Rav Oury Cherki
L’homme carnivore
Paracha Re'eh, Av 5766
Le droit que s’arroge l’humanité d’abattre des animaux, domestiques ou sauvages, pour s’en alimenter, n’est pas une évidence d’un point de vue moral. Tuer pour vivre suppose la supériorité morale de celui qui tue, mais remets immédiatement en question la valeur d’une supériorité qui autorise la privation de la vie d’un autre être, même inférieur. La tradition hébraïque, en accord avec la recherche scientifique, présente l’humanité d’origine comme végétarienne: "Je vous donne toute plante porteuse de graine sur la face de la terre et tout arbre fruitier porteur de fruits, pour votre alimentation" (Béréchit 1, 30). Ce n’est qu’après le déluge que la Thora autorise la consommation de viande: "Tout ce qui vit sera votre alimentation comme les plantes, Je vous donne tout" (Bér. 9, 3). Les interprétations de cette autorisation sont divergentes. Pour Nachmanide, le déluge a créé une relation de dépendance des animaux envers l’homme. En effet, c’est l’homme qui a sauvé les animaux dans l’arche de Noé, ce qui lui donne le droit de prendre sa part de leur chair. Ce que signifie cette idée est que l’ensemble des êtres vivants forme un seul grand organisme, où l’homme remplit la fonction d’élever l’animal au niveau d’être pensant, en participant à la vie humaine. Par contre pour le rav Kook, l’alimentation carnivore est une concession faite par la Thora à la violence des hommes, qui a été la cause du déluge. C’est pour que l’homme n’emploie pas la violence contre l’homme, que celle-ci est canalisée vers la vie animale. Ces deux interprétations a priori contradictoires, expriment en fait deux aspects de l’identité humaine, l’idéalisme et l’égoïsme. On peut en effet considérer la consommation de la viande comme un acte de sainteté qui fait participerl’animal à la vie humaine, ce qui est rare dans la vie courante mais qui est la norme dans la vie de sainteté, c’est à dire lors de la consommation de la chair des sacrifices.

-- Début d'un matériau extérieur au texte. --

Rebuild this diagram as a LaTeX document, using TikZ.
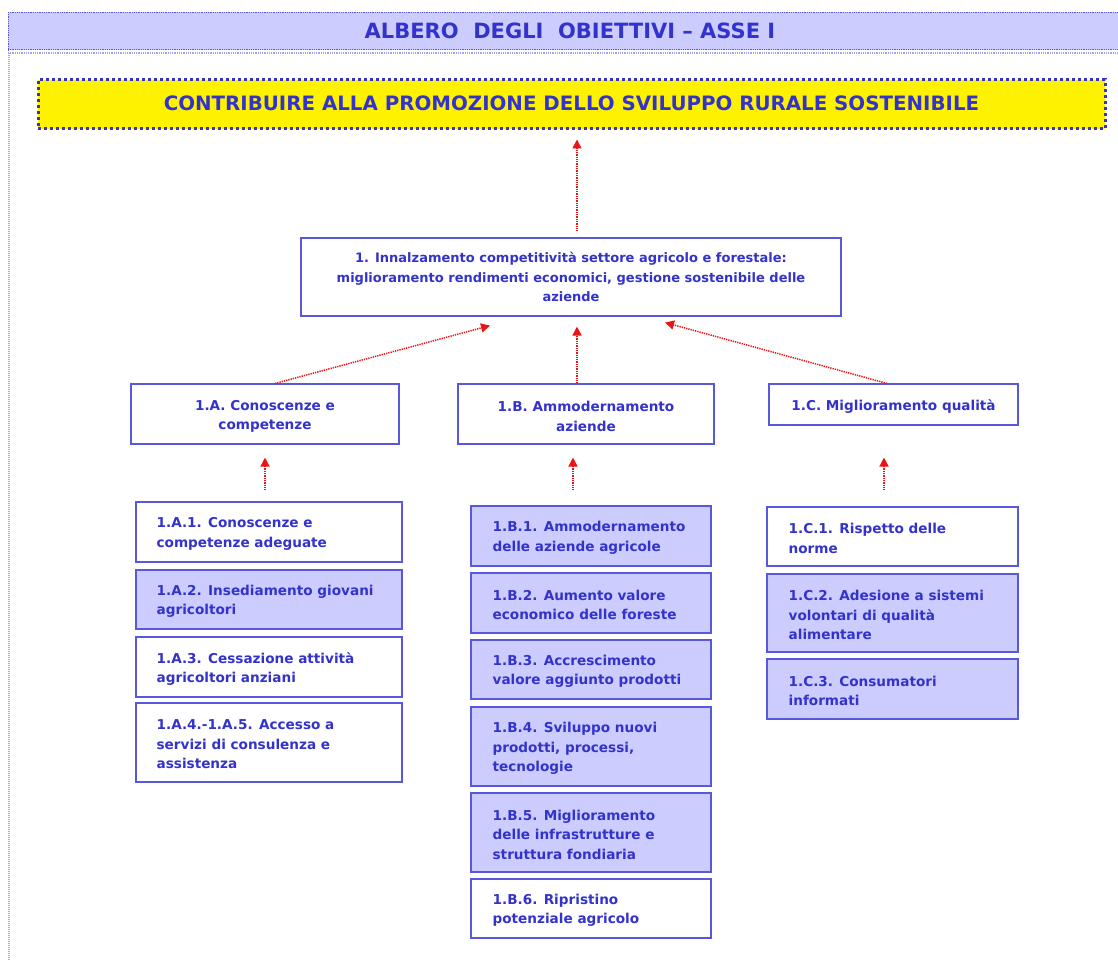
\documentclass[tikz,border=0pt]{standalone}
\usepackage{fontspec}
\setmainfont{DejaVu Sans}
\usetikzlibrary{arrows.meta,calc}
\definecolor{tblue}{RGB}{51,51,204}
\definecolor{bblue}{RGB}{88,88,222}
\definecolor{lav}{RGB}{204,204,255}
\definecolor{faint}{RGB}{165,165,235}
\definecolor{dred}{RGB}{235,20,20}
\begin{document}
\begin{tikzpicture}[x=1pt,y=-1pt,
  box/.style={draw=bblue, line width=1.1pt, inner sep=0pt, fill=white},
  subbox/.style={box, fill=lav},
  txt/.style={font=\fontsize{13.6}{19.5}\selectfont\bfseries, text=tblue, inner sep=0pt, align=left, yshift=-2pt},
  ctxt/.style={txt, align=center},
  conn/.style={draw=dred, line width=1.5pt, dash pattern=on 1.3pt off 1pt, -{Triangle[length=9pt,width=9pt]}}
]
\useasboundingbox (0,0) rectangle (1118,960);
\fill[white] (0,0) rectangle (1118,960);
% banner
\fill[lav] (8,12) rectangle (1118,50);
\draw[bblue, line width=1pt, dash pattern=on 1pt off 0.8pt] (8,12.5) -- (1118,12.5);
\draw[bblue, line width=1pt, dash pattern=on 1pt off 0.8pt] (8,49.5) -- (1118,49.5);
\draw[bblue, line width=1pt, dash pattern=on 1pt off 0.8pt] (8.5,12) -- (8.5,50);
\draw[faint, line width=1.2pt, dash pattern=on 1pt off 0.8pt] (8,53) -- (1118,53);
\draw[faint, line width=1.8pt, dash pattern=on 1pt off 1pt] (9,53) -- (9,960);
\node[font=\fontsize{21}{24}\selectfont\bfseries, text=tblue, inner sep=0pt] (title) at (570,31) {ALBERO\ \ DEGLI\ \ OBIETTIVI – ASSE I};
% goal
\node[fill=yellow, draw=tblue, line width=3pt, dash pattern=on 3pt off 3pt, inner sep=0pt, minimum width=1067pt, minimum height=49pt] (goal) at (571.5,104.5) {};
\node[font=\fontsize{19.8}{22}\selectfont\bfseries, text=tblue, inner sep=0pt] (goalt) at (571.5,103) {CONTRIBUIRE ALLA PROMOZIONE DELLO SVILUPPO RURALE SOSTENIBILE};
% level 1
\node[box, minimum width=540pt, minimum height=78pt] (one) at (571,277) {};
\node[ctxt, font=\fontsize{13}{19.5}\selectfont\bfseries, yshift=2pt] (onet) at (571,277) {1. Innalzamento competitività settore agricolo e forestale:\\miglioramento rendimenti economici, gestione sostenibile delle\\aziende};
% level 2
\node[box, minimum width=268pt, minimum height=60pt] (A) at (265,414) {};
\node[ctxt] (At) at (265,414.5) {1.A. Conoscenze e\\competenze};
\node[box, minimum width=256pt, minimum height=60pt] (B) at (586,414) {};
\node[ctxt] (Bt) at (586,414.5) {1.B. Ammodernamento\\aziende};
\node[box, minimum width=249pt, minimum height=41pt] (C) at (893.5,404.5) {};
\node[ctxt] (Ct) at (893.5,405) {1.C. Miglioramento qualità};
% left column
\node[box, minimum width=266pt, minimum height=60pt] (a1) at (269,532) {};
\node[txt, anchor=west] (a1t) at ($(a1.west)+(21,0)$) {1.A.1. Conoscenze e\\competenze adeguate};
\node[subbox, minimum width=266pt, minimum height=59pt] (a2) at (269,599.5) {};
\node[txt, anchor=west] (a2t) at ($(a2.west)+(21,0)$) {1.A.2. Insediamento giovani\\agricoltori};
\node[box, minimum width=266pt, minimum height=60pt] (a3) at (269,667) {};
\node[txt, anchor=west] (a3t) at ($(a3.west)+(21,0)$) {1.A.3. Cessazione attività\\agricoltori anziani};
\node[box, minimum width=266pt, minimum height=79pt] (a4) at (269,742.5) {};
\node[txt, anchor=west] (a4t) at ($(a4.west)+(21,0)$) {1.A.4.-1.A.5. Accesso a\\servizi di consulenza e\\assistenza};
% middle column
\node[subbox, minimum width=240pt, minimum height=60pt] (b1) at (591,536) {};
\node[txt, anchor=west] (b1t) at ($(b1.west)+(22,0)$) {1.B.1. Ammodernamento\\delle aziende agricole};
\node[subbox, minimum width=240pt, minimum height=60pt] (b2) at (591,603) {};
\node[txt, anchor=west] (b2t) at ($(b2.west)+(22,0)$) {1.B.2. Aumento valore\\economico delle foreste};
\node[subbox, minimum width=240pt, minimum height=59pt] (b3) at (591,669.5) {};
\node[txt, anchor=west] (b3t) at ($(b3.west)+(22,0)$) {1.B.3. Accrescimento\\valore aggiunto prodotti};
\node[subbox, minimum width=240pt, minimum height=79pt] (b4) at (591,746.5) {};
\node[txt, anchor=west] (b4t) at ($(b4.west)+(22,0)$) {1.B.4. Sviluppo nuovi\\prodotti, processi,\\tecnologie};
\node[subbox, minimum width=240pt, minimum height=79pt] (b5) at (591,832.5) {};
\node[txt, anchor=west] (b5t) at ($(b5.west)+(22,0)$) {1.B.5. Miglioramento\\delle infrastrutture e\\struttura fondiaria};
\node[box, minimum width=240pt, minimum height=59pt] (b6) at (591,908.5) {};
\node[txt, anchor=west] (b6t) at ($(b6.west)+(22,0)$) {1.B.6. Ripristino\\potenziale agricolo};
% right column
\node[box, minimum width=251pt, minimum height=59pt] (c1) at (892.5,536.5) {};
\node[txt, anchor=west] (c1t) at ($(c1.west)+(22,0)$) {1.C.1. Rispetto delle\\norme};
\node[subbox, minimum width=251pt, minimum height=78pt] (c2) at (892.5,613) {};
\node[txt, anchor=west] (c2t) at ($(c2.west)+(22,0)$) {1.C.2. Adesione a sistemi\\volontari di qualità\\alimentare};
\node[subbox, minimum width=251pt, minimum height=60pt] (c3) at (892.5,689) {};
\node[txt, anchor=west] (c3t) at ($(c3.west)+(22,0)$) {1.C.3. Consumatori\\informati};
% connectors
\draw[conn] ($(one.north)+(6,-6)$) -- ($(goal.south)+(5.5,9)$);
\draw[conn] ($(A.north)+(10,0)$) -- ($(one.south)+(-81,9)$);
\draw[conn] ($(B.north)+(-9,0)$) -- ($(one.south)+(6,10)$);
\draw[conn] ($(C.north)+(-6.5,0)$) -- ($(one.south)+(94,6)$);
\draw[conn] ($(a1.north)+(-4,-11)$) -- ($(A.south)+(0,13)$);
\draw[conn] ($(b1.north)+(-18,-15)$) -- ($(B.south)+(-13,13)$);
\draw[conn] ($(c1.north)+(-8.5,-16)$) -- ($(C.south)+(-9.5,32)$);
\end{tikzpicture}
\end{document}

On peut aussi y voir une exacerbation de l’envie, et donc une concession faite à la barbarie. La première dimension est mise en évidence dans le livre de Vayikra (chap. 17, 3-4) où la Thora interdit formellement l’abattage des animaux domestiques en dehors du sanctuaire pendant la période du désert, condamnant cet acte comme un assassinat! Par contre dans le même texte, le sacrifice consommé au tabernacle est encouragé. C’est donc que le lieu saint est susceptible de sanctifier l’intention du consommateur.
Notre paracha, Reé, introduit les deux dimensions à la fois. D’une part le désir de viande est présenté du point de vue de l’envie, comme résultant de l’éloignement du lieu de sainteté: "Tu diras: je veux manger de la viande, car ta personne aura envie de manger de la viande, tu mangeras alors de la viande autant que le désire ta personne. Car tu sera éloigné du lieu que l’éternel ton Dieu choisira" (Devarim 12, 20-21). D’autre part, ce même désir est présenté comme le fruit de l’accomplissement de la promesse divine de l’expansion territoriale (verset 20): "Lorsque l’Eternel ton Dieu étendra ton territoire comme il te l’a promis, alors tu diras: je veux manger de la viande ". L’accomplissement de la promesse de la terre peut donc servir de levier à un élargissement du champ de la sainteté, de sorte que le profane puisse s’associer à la sainteté, résorbant ainsi l’écart entre l’idéalisme et l’égoïsme, qui sous-tend la condition humaine.